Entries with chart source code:
<<<<

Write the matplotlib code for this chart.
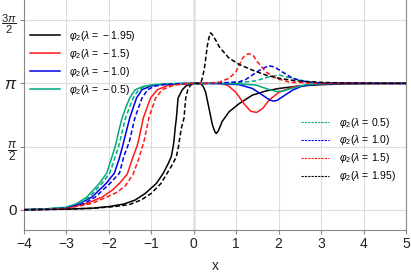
import numpy as np
import matplotlib
matplotlib.use('Agg')
import matplotlib.pyplot as plt
from matplotlib.lines import Line2D

plt.rcParams['font.family'] = 'Liberation Sans'
plt.rcParams['mathtext.fontset'] = 'custom'
plt.rcParams['mathtext.rm'] = 'Liberation Sans'
plt.rcParams['mathtext.it'] = 'Liberation Sans:italic'

# values, y in units of pi
# lambda = -1.95 (solid black)
x_m195 = [-4, -3.5, -3.0, -2.4, -2.0, -1.65, -1.38, -1.14, -0.88, -0.72, -0.60, -0.53, -0.485,
          -0.465, -0.44, -0.41, -0.37, -0.27, -0.18, -0.08, 0.0, 0.12, 0.18, 0.23, 0.28, 0.36,
          0.44, 0.50, 0.53, 0.58, 0.67, 0.75, 0.83, 1.07, 1.38, 1.70, 2.01, 2.49, 3.0, 3.5, 4.0, 5.0]
y_m195 = [0, 0.002, 0.005, 0.012, 0.025, 0.045, 0.077, 0.13, 0.209, 0.288, 0.367, 0.42, 0.50,
          0.55, 0.64, 0.725, 0.884, 0.95, 0.98, 0.995, 1.0, 1.0, 0.995, 0.97, 0.93, 0.80,
          0.67, 0.615, 0.604, 0.625, 0.70, 0.736, 0.775, 0.84, 0.907, 0.94, 0.96, 0.98, 0.99, 0.995, 0.998, 1.0]

# lambda = -1.5 (solid red)
x_m15 = [-4, -3.5, -3.0, -2.52, -2.16, -1.90, -1.75, -1.57, -1.50, -1.43, -1.34, -1.30, -1.19,
         -1.02, -0.86, -0.60, -0.30, 0.0, 0.4, 0.65, 0.80, 0.99, 1.18, 1.34, 1.48, 1.62, 1.78,
         2.01, 2.33, 2.8, 3.3, 5.0]
y_m15 = [0, 0.004, 0.012, 0.05, 0.10, 0.16, 0.21, 0.28, 0.35, 0.42, 0.50, 0.55, 0.725,
         0.884, 0.95, 0.985, 0.997, 1.0, 1.0, 0.997, 0.985, 0.93, 0.84, 0.78, 0.77, 0.80, 0.87,
         0.93, 0.97, 0.992, 0.998, 1.0]

# lambda = -1.0 (solid blue)
x_m10 = [-4, -3.5, -3.0, -2.68, -2.40, -2.06, -1.87, -1.76, -1.68, -1.51, -1.35, -1.22, -1.0,
         -0.8, -0.4, 0.0, 0.6, 1.07, 1.38, 1.62, 1.78, 1.87, 1.96, 2.09, 2.33, 2.56, 3.0, 3.5, 5.0]
y_m10 = [0, 0.005, 0.015, 0.05, 0.10, 0.21, 0.29, 0.40, 0.50, 0.725, 0.884, 0.95, 0.98,
         0.99, 0.998, 1.0, 1.0, 0.99, 0.96, 0.907, 0.87, 0.86, 0.865, 0.894, 0.947, 0.98, 0.997, 1.0, 1.0]

# lambda = -0.5 (solid teal)
x_m05 = [-4, -3.5, -3.0, -2.75, -2.52, -2.22, -2.05, -1.85, -1.77, -1.69, -1.60, -1.51, -1.38,
         -1.2, -1.0, -0.6, 0.0, 1.0, 1.46, 1.74, 1.95, 2.10, 2.33, 2.64, 3.1, 5.0]
y_m05 = [0, 0.007, 0.02, 0.05, 0.10, 0.21, 0.29, 0.50, 0.62, 0.725, 0.81, 0.884, 0.95,
         0.975, 0.988, 0.998, 1.0, 0.998, 0.987, 0.955, 0.935, 0.94, 0.963, 0.99, 0.999, 1.0]

# lambda = 0.5 (dashed teal)
x_p05 = [-4, -3.5, -3.0, -2.70, -2.46, -2.16, -1.98, -1.77, -1.61, -1.43, -1.30, -1.1, -0.9,
         -0.5, 0.0, 1.0, 1.46, 1.74, 2.01, 2.33, 2.64, 3.1, 5.0]
y_p05 = [0, 0.006, 0.018, 0.05, 0.10, 0.21, 0.29, 0.50, 0.725, 0.884, 0.95, 0.978, 0.99,
         0.998, 1.0, 1.003, 1.02, 1.05, 1.066, 1.04, 1.015, 1.001, 1.0]

# lambda = 1.0 (dashed blue)
x_p10 = [-4, -3.5, -3.0, -2.58, -2.32, -1.97, -1.75, -1.65, -1.56, -1.51, -1.39, -1.22, -1.09,
         -0.9, -0.7, -0.3, 0.5, 1.07, 1.22, 1.38, 1.46, 1.58, 1.76, 1.90, 2.09, 2.33, 2.64, 3.0, 5.0]
y_p10 = [0, 0.004, 0.013, 0.05, 0.10, 0.21, 0.29, 0.42, 0.50, 0.55, 0.725, 0.884, 0.95,
         0.98, 0.99, 0.998, 1.0, 1.013, 1.03, 1.066, 1.084, 1.11, 1.14, 1.13, 1.09, 1.04, 1.012, 1.002, 1.0]

# lambda = 1.5 (dashed red)
x_p15 = [-4, -3.5, -3.0, -2.40, -2.05, -1.80, -1.61, -1.43, -1.30, -1.21, -1.16, -1.06, -0.90,
         -0.745, -0.48, -0.15, 0.3, 0.6, 0.83, 0.99, 1.15, 1.22, 1.30, 1.40, 1.50, 1.70, 1.94,
         2.25, 2.8, 5.0]
y_p15 = [0, 0.003, 0.01, 0.05, 0.10, 0.14, 0.19, 0.28, 0.40, 0.50, 0.56, 0.725, 0.884,
         0.95, 0.985, 0.998, 1.0, 1.01, 1.04, 1.09, 1.20, 1.225, 1.235, 1.22, 1.17, 1.09, 1.04,
         1.01, 1.002, 1.0]

# lambda = 1.95 (dashed black)
x_p195 = [-4, -3.5, -3.0, -2.4, -1.9, -1.53, -1.24, -1.0, -0.77, -0.63, -0.50, -0.41, -0.36,
          -0.33, -0.29, -0.23, -0.19, -0.14, -0.08, 0.0, 0.12, 0.17, 0.21, 0.26, 0.32, 0.37,
          0.40, 0.45, 0.52, 0.60, 0.70, 0.83, 1.07, 1.38, 1.70, 2.01, 2.41, 3.0, 3.5, 4.0, 5.0]
y_p195 = [0, 0.002, 0.005, 0.011, 0.024, 0.040, 0.077, 0.13, 0.209, 0.288, 0.36, 0.42, 0.50,
          0.57, 0.65, 0.725, 0.884, 0.95, 0.985, 1.0, 1.0, 1.01, 1.05, 1.14, 1.30, 1.38,
          1.40, 1.38, 1.34, 1.29, 1.25, 1.20, 1.15, 1.105, 1.066, 1.04, 1.02, 1.008, 1.004, 1.002, 1.0]

teal = '#00a980'
solid_curves = [(x_m195, y_m195, 'black', r'$\varphi_2(\lambda\, =\, -1.95)$'),
                (x_m15, y_m15, '#ff1a1a', r'$\varphi_2(\lambda\, =\, -1.5)$'),
                (x_m10, y_m10, '#0000e6', r'$\varphi_2(\lambda\, =\, -1.0)$'),
                (x_m05, y_m05, teal, r'$\varphi_2(\lambda\, =\, -0.5)$')]
dashed_curves = [(x_p05, y_p05, teal, r'$\varphi_2(\lambda\, =\, 0.5)$'),
                 (x_p10, y_p10, '#0000e6', r'$\varphi_2(\lambda\, =\, 1.0)$'),
                 (x_p15, y_p15, '#ff1a1a', r'$\varphi_2(\lambda\, =\, 1.5)$'),
                 (x_p195, y_p195, 'black', r'$\varphi_2(\lambda\, =\, 1.95)$')]

fig = plt.figure(figsize=(4.11, 2.74), dpi=100)
ax = fig.add_axes([24 / 411, 44.3 / 274, 382 / 411, 229.7 / 274])

ax.grid(True, color='#dddddd', lw=0.8)
ax.axvline(0, color='#555555', lw=0.9, zorder=1.5)

h_solid = []
for xs, ys, c, lab in solid_curves:
    ax.plot(xs, np.array(ys) * np.pi, color=c, lw=1.1, zorder=3)
    h_solid.append(Line2D([], [], color=c, lw=1.1, label=lab))

h_dash = []
for xs, ys, c, lab in dashed_curves:
    ax.plot(xs, np.array(ys) * np.pi, color=c, lw=1.1, dashes=(3, 1.6), zorder=3)
    h_dash.append(Line2D([], [], color=c, lw=0.8, dashes=(2, 1), label=lab))

ax.set_xlim(-4, 5)
ax.set_ylim(-0.158 * np.pi, 1.66 * np.pi)
ax.set_xticks(range(-4, 6))
ax.set_xticklabels(['\u22124', '\u22123', '\u22122', '\u22121', '0', '1', '2', '3', '4', '5'])
ax.set_yticks([0, np.pi / 2, np.pi, 3 * np.pi / 2])
ax.set_yticklabels(['0', r'$\dfrac{\pi}{2}$', r'$\pi$', r'$\dfrac{3\pi}{2}$'])
ax.tick_params(direction='out', length=3, color='#888888', labelsize=10, labelcolor='#222222', pad=2)
for lab, fs in zip(ax.get_yticklabels(), [11, 8.5, 12, 8]):
    lab.set_fontsize(fs)
ax.set_xlabel('x', fontsize=10, color='#222222', labelpad=6)

for s in ['left', 'bottom', 'right']:
    ax.spines[s].set_color('#888888')
ax.spines['top'].set_visible(False)

leg1 = ax.legend(handles=h_solid, loc='upper left', bbox_to_anchor=(0.0157, 0.875),
                 frameon=False, fontsize=7.5, handlelength=2.9, handletextpad=0.8,
                 labelspacing=0.38, borderpad=0, borderaxespad=0)
ax.add_artist(leg1)
ax.legend(handles=h_dash, loc='upper left', bbox_to_anchor=(0.725, 0.497),
          frameon=False, fontsize=7.5, handlelength=2.7, handletextpad=1.0,
          labelspacing=0.38, borderpad=0, borderaxespad=0)

fig.savefig('out.png', dpi=100)
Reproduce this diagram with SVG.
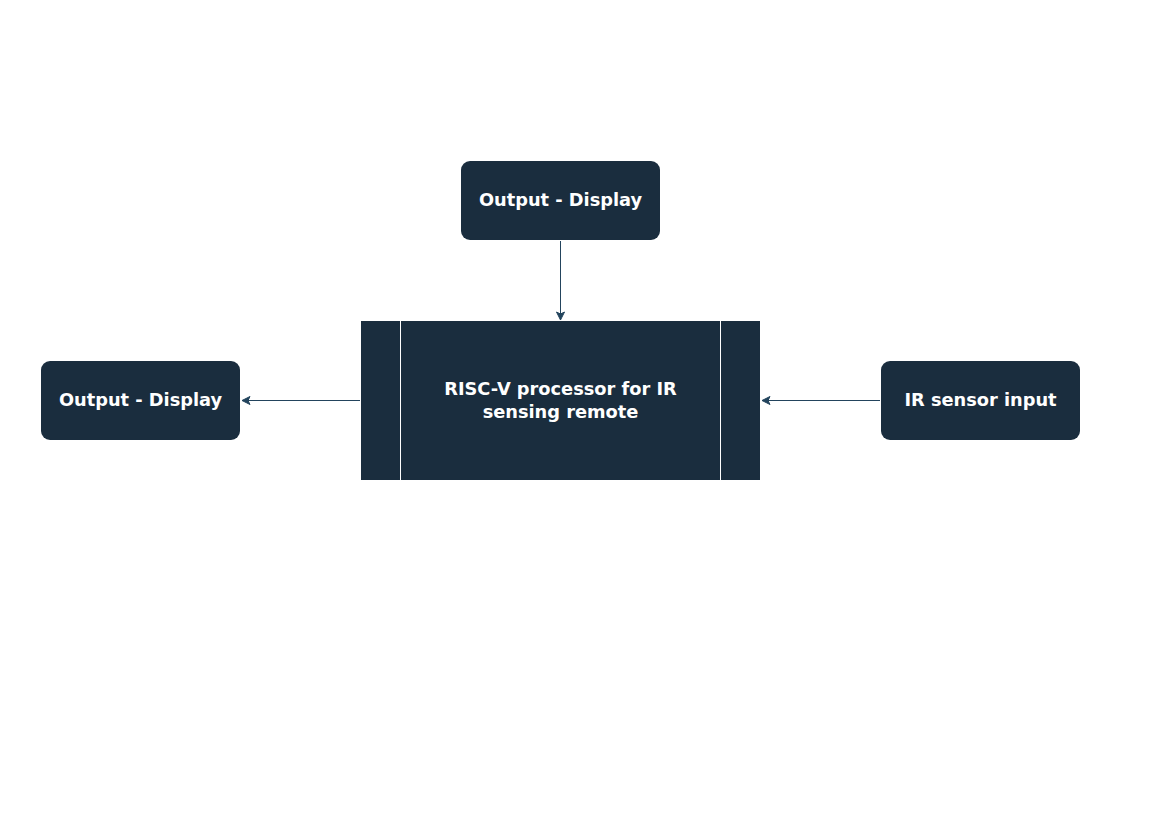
<svg xmlns="http://www.w3.org/2000/svg" width="1169" height="827" viewBox="0 0 1169 827">
<style>
.box{fill:#1a2d3e;}
.lbl{font-family:"DejaVu Sans",Verdana,sans-serif;font-weight:bold;font-size:17.8px;fill:#ffffff;text-anchor:middle;dominant-baseline:central;}
.edge{stroke:#23445d;stroke-width:1;fill:none;}
.div{stroke:#ffffff;stroke-width:1;}
</style>
<defs>
<marker id="arr" viewBox="0 0 10 10" refX="9" refY="5" markerWidth="10" markerHeight="10" markerUnits="userSpaceOnUse" orient="auto">
<path d="M1,1 L9,5 L1,9 L3,5 Z" fill="#23445d" stroke="#23445d" stroke-width="1" stroke-linejoin="miter"/>
</marker>
</defs>
<rect width="1169" height="827" fill="#ffffff"/>
<g id="edges">
<line class="edge" x1="560.5" y1="241" x2="560.5" y2="320" marker-end="url(#arr)"/>
<line class="edge" x1="360" y1="400.5" x2="242" y2="400.5" marker-end="url(#arr)"/>
<line class="edge" x1="880" y1="400.5" x2="762" y2="400.5" marker-end="url(#arr)"/>
</g>
<g id="top-display">
<rect class="box" x="461" y="161" width="199" height="79" rx="9"/>
<text class="lbl" x="560.5" y="199">Output - Display</text>
</g>
<g id="processor">
<rect class="box" x="361" y="321" width="399" height="159"/>
<line class="div" x1="400.5" y1="321" x2="400.5" y2="480"/>
<line class="div" x1="720.5" y1="321" x2="720.5" y2="480"/>
<text class="lbl" x="560.5" y="388">RISC-V processor for IR</text>
<text class="lbl" x="560.5" y="411">sensing remote</text>
</g>
<g id="left-display">
<rect class="box" x="41" y="361" width="199" height="79" rx="9"/>
<text class="lbl" x="140.5" y="399">Output - Display</text>
</g>
<g id="ir-sensor">
<rect class="box" x="881" y="361" width="199" height="79" rx="9"/>
<text class="lbl" x="980.5" y="399">IR sensor input</text>
</g>
</svg>
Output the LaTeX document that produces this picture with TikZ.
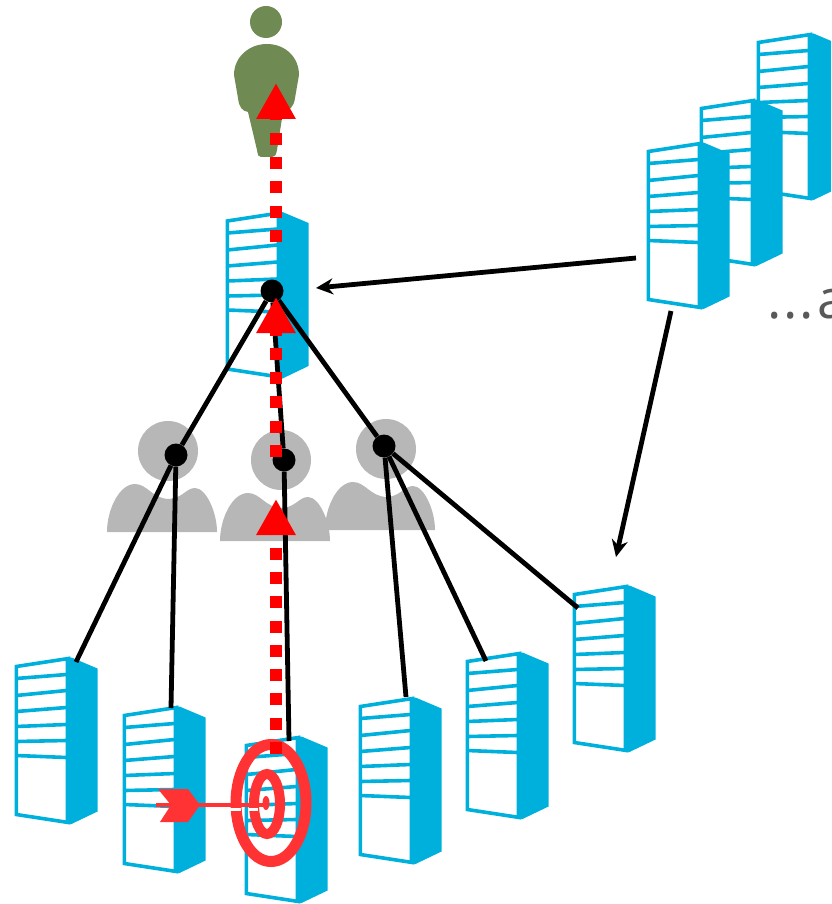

>>>>

Your task is to gather all lines from the entries above that hold the word "matplotlib".

Write the matplotlib code for this chart.
import matplotlib
matplotlib.use('Agg')
import matplotlib.pyplot as plt
from matplotlib.lines import Line2D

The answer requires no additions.